**Input records:**

>>>

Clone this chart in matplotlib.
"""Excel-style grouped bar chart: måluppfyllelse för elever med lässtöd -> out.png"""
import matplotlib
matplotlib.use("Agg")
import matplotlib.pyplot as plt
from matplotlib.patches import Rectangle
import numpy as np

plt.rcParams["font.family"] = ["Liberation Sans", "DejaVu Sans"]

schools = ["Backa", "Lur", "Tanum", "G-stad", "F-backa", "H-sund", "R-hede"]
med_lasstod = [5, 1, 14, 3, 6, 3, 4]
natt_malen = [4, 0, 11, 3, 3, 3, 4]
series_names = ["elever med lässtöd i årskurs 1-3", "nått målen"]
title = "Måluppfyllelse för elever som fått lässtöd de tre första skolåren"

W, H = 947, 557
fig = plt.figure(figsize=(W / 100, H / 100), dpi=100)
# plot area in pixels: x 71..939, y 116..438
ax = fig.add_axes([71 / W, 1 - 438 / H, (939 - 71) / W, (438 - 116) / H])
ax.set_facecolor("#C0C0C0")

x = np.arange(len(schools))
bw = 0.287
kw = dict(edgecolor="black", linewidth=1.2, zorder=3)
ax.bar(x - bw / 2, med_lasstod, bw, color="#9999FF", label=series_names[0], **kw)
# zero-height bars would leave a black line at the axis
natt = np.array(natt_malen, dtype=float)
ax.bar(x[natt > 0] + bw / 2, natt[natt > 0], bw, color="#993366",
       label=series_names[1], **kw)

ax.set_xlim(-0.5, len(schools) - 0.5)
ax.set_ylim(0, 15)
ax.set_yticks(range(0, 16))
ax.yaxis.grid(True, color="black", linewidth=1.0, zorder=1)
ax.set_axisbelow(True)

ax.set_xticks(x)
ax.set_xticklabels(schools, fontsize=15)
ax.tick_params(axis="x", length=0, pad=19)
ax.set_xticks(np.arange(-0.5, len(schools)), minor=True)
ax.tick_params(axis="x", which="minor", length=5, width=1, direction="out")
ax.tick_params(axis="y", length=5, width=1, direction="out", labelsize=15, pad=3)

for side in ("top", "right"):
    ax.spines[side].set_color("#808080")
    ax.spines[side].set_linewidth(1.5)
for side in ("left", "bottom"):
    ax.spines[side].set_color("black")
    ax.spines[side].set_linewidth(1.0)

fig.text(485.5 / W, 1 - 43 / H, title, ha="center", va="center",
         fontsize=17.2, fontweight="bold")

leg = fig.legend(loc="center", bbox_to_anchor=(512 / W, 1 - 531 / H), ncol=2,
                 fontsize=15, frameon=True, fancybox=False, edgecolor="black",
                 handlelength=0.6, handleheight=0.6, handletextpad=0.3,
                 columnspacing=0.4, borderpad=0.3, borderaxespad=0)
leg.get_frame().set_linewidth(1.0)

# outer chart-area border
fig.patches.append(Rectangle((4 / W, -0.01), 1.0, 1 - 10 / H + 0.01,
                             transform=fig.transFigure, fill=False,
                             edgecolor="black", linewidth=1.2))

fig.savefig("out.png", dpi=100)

<<<
>>>

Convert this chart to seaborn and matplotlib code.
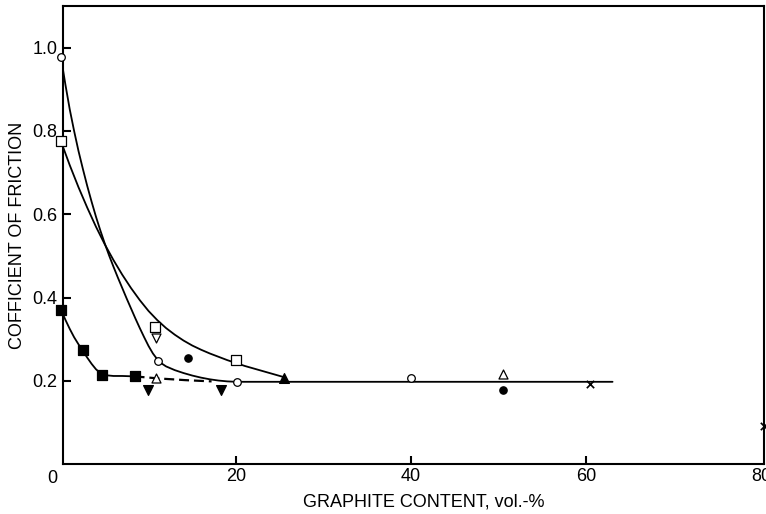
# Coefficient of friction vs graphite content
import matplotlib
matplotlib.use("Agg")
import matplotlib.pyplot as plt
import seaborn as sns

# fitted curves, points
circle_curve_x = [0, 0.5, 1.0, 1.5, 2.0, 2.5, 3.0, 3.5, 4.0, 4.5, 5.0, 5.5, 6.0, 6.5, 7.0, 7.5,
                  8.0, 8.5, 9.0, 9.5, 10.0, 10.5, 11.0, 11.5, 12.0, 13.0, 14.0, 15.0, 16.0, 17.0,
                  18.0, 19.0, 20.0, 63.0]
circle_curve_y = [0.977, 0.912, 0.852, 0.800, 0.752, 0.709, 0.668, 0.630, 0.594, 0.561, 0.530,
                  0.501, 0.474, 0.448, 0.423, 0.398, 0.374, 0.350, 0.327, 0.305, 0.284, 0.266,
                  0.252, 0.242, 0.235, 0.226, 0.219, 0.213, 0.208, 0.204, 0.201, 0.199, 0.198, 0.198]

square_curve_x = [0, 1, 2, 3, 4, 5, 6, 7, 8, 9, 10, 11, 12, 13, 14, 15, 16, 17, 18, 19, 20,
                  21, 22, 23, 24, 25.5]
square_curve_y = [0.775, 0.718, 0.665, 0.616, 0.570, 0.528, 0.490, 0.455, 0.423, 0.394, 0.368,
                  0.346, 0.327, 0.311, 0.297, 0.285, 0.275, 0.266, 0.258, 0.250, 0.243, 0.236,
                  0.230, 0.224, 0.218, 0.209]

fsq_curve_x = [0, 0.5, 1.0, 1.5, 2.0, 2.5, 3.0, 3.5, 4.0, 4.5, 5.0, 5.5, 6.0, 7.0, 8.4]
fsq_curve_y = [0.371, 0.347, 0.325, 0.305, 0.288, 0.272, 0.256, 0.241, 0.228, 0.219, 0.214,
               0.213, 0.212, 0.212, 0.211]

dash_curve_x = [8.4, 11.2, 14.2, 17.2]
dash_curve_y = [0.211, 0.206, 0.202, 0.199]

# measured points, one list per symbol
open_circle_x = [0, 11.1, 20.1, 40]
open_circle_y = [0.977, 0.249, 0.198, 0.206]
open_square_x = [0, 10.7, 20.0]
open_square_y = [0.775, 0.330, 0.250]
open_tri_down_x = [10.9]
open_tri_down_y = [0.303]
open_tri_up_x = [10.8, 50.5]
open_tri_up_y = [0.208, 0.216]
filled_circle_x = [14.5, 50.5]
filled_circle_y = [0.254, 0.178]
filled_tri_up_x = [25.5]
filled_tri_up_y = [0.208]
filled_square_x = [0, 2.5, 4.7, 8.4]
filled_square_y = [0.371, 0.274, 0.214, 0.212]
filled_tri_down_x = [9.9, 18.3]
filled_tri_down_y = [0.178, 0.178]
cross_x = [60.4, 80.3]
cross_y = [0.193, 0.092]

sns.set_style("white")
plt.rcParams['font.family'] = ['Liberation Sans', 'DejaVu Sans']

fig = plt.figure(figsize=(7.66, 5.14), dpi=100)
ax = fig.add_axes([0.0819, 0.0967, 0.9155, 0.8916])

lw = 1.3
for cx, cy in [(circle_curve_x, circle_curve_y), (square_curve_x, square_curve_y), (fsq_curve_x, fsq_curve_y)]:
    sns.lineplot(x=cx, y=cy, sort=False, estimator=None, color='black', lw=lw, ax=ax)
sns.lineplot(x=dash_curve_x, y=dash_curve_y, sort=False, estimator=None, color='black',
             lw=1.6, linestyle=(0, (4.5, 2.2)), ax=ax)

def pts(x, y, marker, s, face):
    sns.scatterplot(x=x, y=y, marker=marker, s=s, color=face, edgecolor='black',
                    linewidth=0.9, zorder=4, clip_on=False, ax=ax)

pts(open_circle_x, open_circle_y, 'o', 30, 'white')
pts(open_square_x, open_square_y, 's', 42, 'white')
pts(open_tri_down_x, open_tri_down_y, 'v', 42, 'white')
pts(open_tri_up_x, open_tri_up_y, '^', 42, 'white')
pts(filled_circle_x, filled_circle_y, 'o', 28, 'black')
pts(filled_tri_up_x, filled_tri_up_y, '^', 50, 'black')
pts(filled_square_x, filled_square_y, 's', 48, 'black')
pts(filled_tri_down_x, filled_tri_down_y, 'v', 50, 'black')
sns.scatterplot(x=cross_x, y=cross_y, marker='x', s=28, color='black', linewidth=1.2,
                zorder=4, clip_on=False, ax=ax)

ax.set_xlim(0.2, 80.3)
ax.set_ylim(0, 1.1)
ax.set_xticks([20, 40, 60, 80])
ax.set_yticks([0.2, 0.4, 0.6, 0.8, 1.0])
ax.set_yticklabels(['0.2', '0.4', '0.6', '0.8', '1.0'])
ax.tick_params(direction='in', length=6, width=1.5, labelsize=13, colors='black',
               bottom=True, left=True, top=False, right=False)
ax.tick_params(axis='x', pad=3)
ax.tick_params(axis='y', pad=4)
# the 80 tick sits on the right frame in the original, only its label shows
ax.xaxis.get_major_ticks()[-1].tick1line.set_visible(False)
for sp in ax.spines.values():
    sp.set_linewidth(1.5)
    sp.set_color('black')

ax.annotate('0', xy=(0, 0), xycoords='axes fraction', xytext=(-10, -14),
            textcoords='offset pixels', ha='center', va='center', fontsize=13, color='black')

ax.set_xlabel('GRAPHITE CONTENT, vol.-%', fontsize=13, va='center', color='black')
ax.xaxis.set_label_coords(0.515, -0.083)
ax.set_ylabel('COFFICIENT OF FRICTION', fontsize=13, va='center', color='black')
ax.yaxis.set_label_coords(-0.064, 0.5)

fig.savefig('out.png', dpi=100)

<<<

**Work instructions:** Transcribe, exactly and exclusively, the run of lines that opens with the line bearing "Clone this chart in matplotlib." and closes with the line bearing "label=series_names[1], **kw)".

**Solution below:**
Clone this chart in matplotlib.
"""Excel-style grouped bar chart: måluppfyllelse för elever med lässtöd -> out.png"""
import matplotlib
matplotlib.use("Agg")
import matplotlib.pyplot as plt
from matplotlib.patches import Rectangle
import numpy as np

plt.rcParams["font.family"] = ["Liberation Sans", "DejaVu Sans"]

schools = ["Backa", "Lur", "Tanum", "G-stad", "F-backa", "H-sund", "R-hede"]
med_lasstod = [5, 1, 14, 3, 6, 3, 4]
natt_malen = [4, 0, 11, 3, 3, 3, 4]
series_names = ["elever med lässtöd i årskurs 1-3", "nått målen"]
title = "Måluppfyllelse för elever som fått lässtöd de tre första skolåren"

W, H = 947, 557
fig = plt.figure(figsize=(W / 100, H / 100), dpi=100)
# plot area in pixels: x 71..939, y 116..438
ax = fig.add_axes([71 / W, 1 - 438 / H, (939 - 71) / W, (438 - 116) / H])
ax.set_facecolor("#C0C0C0")

x = np.arange(len(schools))
bw = 0.287
kw = dict(edgecolor="black", linewidth=1.2, zorder=3)
ax.bar(x - bw / 2, med_lasstod, bw, color="#9999FF", label=series_names[0], **kw)
# zero-height bars would leave a black line at the axis
natt = np.array(natt_malen, dtype=float)
ax.bar(x[natt > 0] + bw / 2, natt[natt > 0], bw, color="#993366",
       label=series_names[1], **kw)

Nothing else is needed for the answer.